隈研吾建築都市設計事務所内で、隈氏自ら、国立代々木競技場から得たインスピレーション、新国立競技場に使われている素材や制作プロセスを説明する

「国立代々木競技場のプールに入ったときに見た景色を今でも覚えている」「学生のころ、よく競技場に入っていたサウナで汗を流していた」とかつての競技場での思い出を語る隈氏。5人のゲストは、普段聞くことのできない話に真剣に耳を傾け、時には質問をし、非常に近い距離で同氏と会話を楽しんでいる様子が印象的であった。

隈氏が新国立競技場への想いやデザインについて語ったのちに、事務所の見学を経て、一同は車で建設途中の新国立競技場へと移動。

建設途中の新国立競技場を前に、ゲストと談話する隈氏
建設途中の新国立競技場。隈氏は、レーザーポインターを使いながら、設計のポイントを説明した

拡大する「体験」サービス。隈氏とのコラボ企画も

Airbnbがこのようなイベントを行うのは、ローカルな体験を通して、その地の文化や魅力を多くの人に提供し、世界に発信するため。今回のイベントは1日限り、ゲストは5人という限られたものであったが、ほかにもさまざまな体験サービスがAirbnbサイト上で予約できる。

またイベント同日(7月31日)より、Airbnbはこれまで日本で、一部の地域(関東、関西、福岡、沖縄)でしか提供していなかった「体験」サービスを全地域に拡大することを発表。

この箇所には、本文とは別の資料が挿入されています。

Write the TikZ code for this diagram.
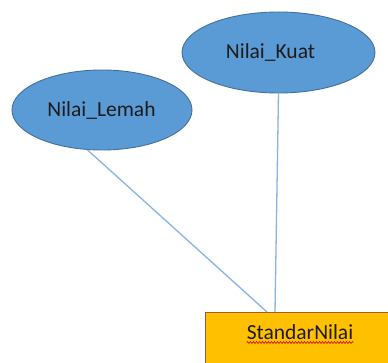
\documentclass[tikz,border=0pt]{standalone}
\usepackage{fontspec}
\setmainfont{Carlito}
\usetikzlibrary{shapes.geometric,decorations.pathmorphing,calc}
\definecolor{bubble}{HTML}{5B9BD5}
\definecolor{bubbleedge}{HTML}{41719C}
\definecolor{linkblue}{HTML}{86B4E3}
\definecolor{boxfill}{HTML}{FFC000}
\definecolor{boxedge}{HTML}{9C5A2E}
\definecolor{txt}{HTML}{1C1C1C}
\tikzset{
  attr/.style={ellipse, draw=bubbleedge, line width=0.9pt, fill=bubble, inner sep=0pt},
  attrtext/.style={text=txt, inner sep=0pt, anchor=base, font=\fontsize{21.5}{25}\selectfont},
  entity/.style={rectangle, draw=boxedge, line width=0.9pt, fill=boxfill, inner sep=0pt, anchor=north west},
  link/.style={draw=linkblue, line width=1.3pt},
  spell/.style={draw=red!85!black, line width=0.6pt, decorate,
    decoration={snake, amplitude=0.9pt, segment length=3pt}}
}
\begin{document}
\begin{tikzpicture}[x=1pt,y=-1pt]
  \clip (0,0) rectangle (388,363);
  \fill[white] (0,0) rectangle (388,363);

  % attribute ellipses
  \node[attr, minimum width=180pt, minimum height=80pt] (lemah) at (102,110) {};
  \node[attrtext] (lemahtext) at (101.5,117) {Nilai\_Lemah};
  \node[attr, minimum width=193pt, minimum height=81pt] (kuat) at (278.5,52.5) {};
  \node[attrtext] (kuattext) at (270.5,59) {Nilai\_Kuat};

  % entity box
  \node[entity, minimum width=200pt, minimum height=70pt] (std) at (205,312) {};
  \node[attrtext] (stdtext) at (300,339) {StandarNilai};
  \draw[spell] ($(stdtext.base west)+(0,3.5)$) -- ($(stdtext.base east)+(0,3.5)$);

  % connection points on the box
  \coordinate (jL) at ($(std.north west)+(62,0)$);
  \coordinate (jK) at ($(std.north west)+(70,0)$);

  % connectors
  \draw[link] (lemah.250.5) -- (jL);
  \draw[link] (kuat.south) -- (jK);
\end{tikzpicture}
\end{document}
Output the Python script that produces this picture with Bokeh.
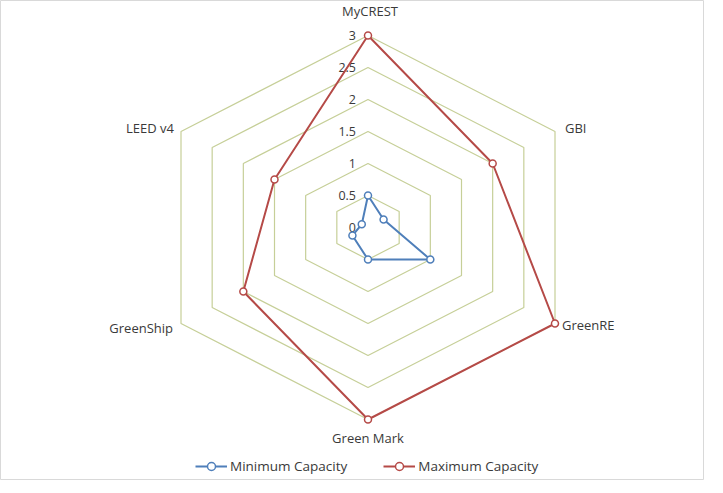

同時に、今回の特別ツアーに続く隈氏とのコラボレーション企画として、世界の建築関連の体験キュレーションページも公開した。日本では、同氏が高知県の梼原町で手掛けた建造物を巡る体験も公開された。

「音楽家による梼原町の隈研吾氏の建築物巡り」。隈研吾氏が手掛けた「雲の上のホテル」に集合した後、梼原町の中に点在する同氏の建築物を巡るという体験が出来る(画像は記事執筆時点のもの)。詳細はAirbnbのサイトより

(画像のサイトはこちらから)

新国立競技場の見学を終えると、ツアーの最終地点となる、隈氏が手掛けたサニーヒルズ(微熱山丘)南青山店へ。一同はお茶とケーキを味わいながら自由に会話を楽しんでいた。

サニーヒルズ南青山店は隈研吾氏によって手掛けられており、「地獄組み」と呼ばれる伝統的な組木格子を積み上げて作られている
建物内観。木の隙間から日の光が入り込み、ヒノキ独特の香りがする空間に、心が落ち着く

Airbnbで、その地ならではの「体験」を

体験終了後、Airbnbサイトを見ると「隈さんの普段のお仕事の様子や、新国立競技場にかける想いや、工夫されている点などのお話を聞くことができて、まさに唯一無二の体験でした」「新国立競技場の設計の根底にある隈さんのパーソナルな建築体験(代々木競技場)のお話が大変興味深かったです」などのコメントが記されており、それぞれが有意義な「体験」をした様子を見てとれた。

Airbnb=民泊の会社、というイメージは強いが、同社の事業は総じて「旅をもっと面白くする」ことに繋がっている。今回、「体験」の提供範囲が全国に拡大されたことによって、Airbnbサイト上でさまざまな旅行プランを考えられるようになった。

隈氏が自らの想いを語ったことによって、ゲストが新国立競技場やサニーヒルズを、より深く楽しめたように、一度見たことがあるものでも、ホストと話すことがキッカケとなって新たな視点が付与されることもあるだろう。今回のサービス範囲の拡大を機に、国内での旅行先を決める際には一度Airbnbで「体験」できるイベントを探してみるのもいいかもしれない。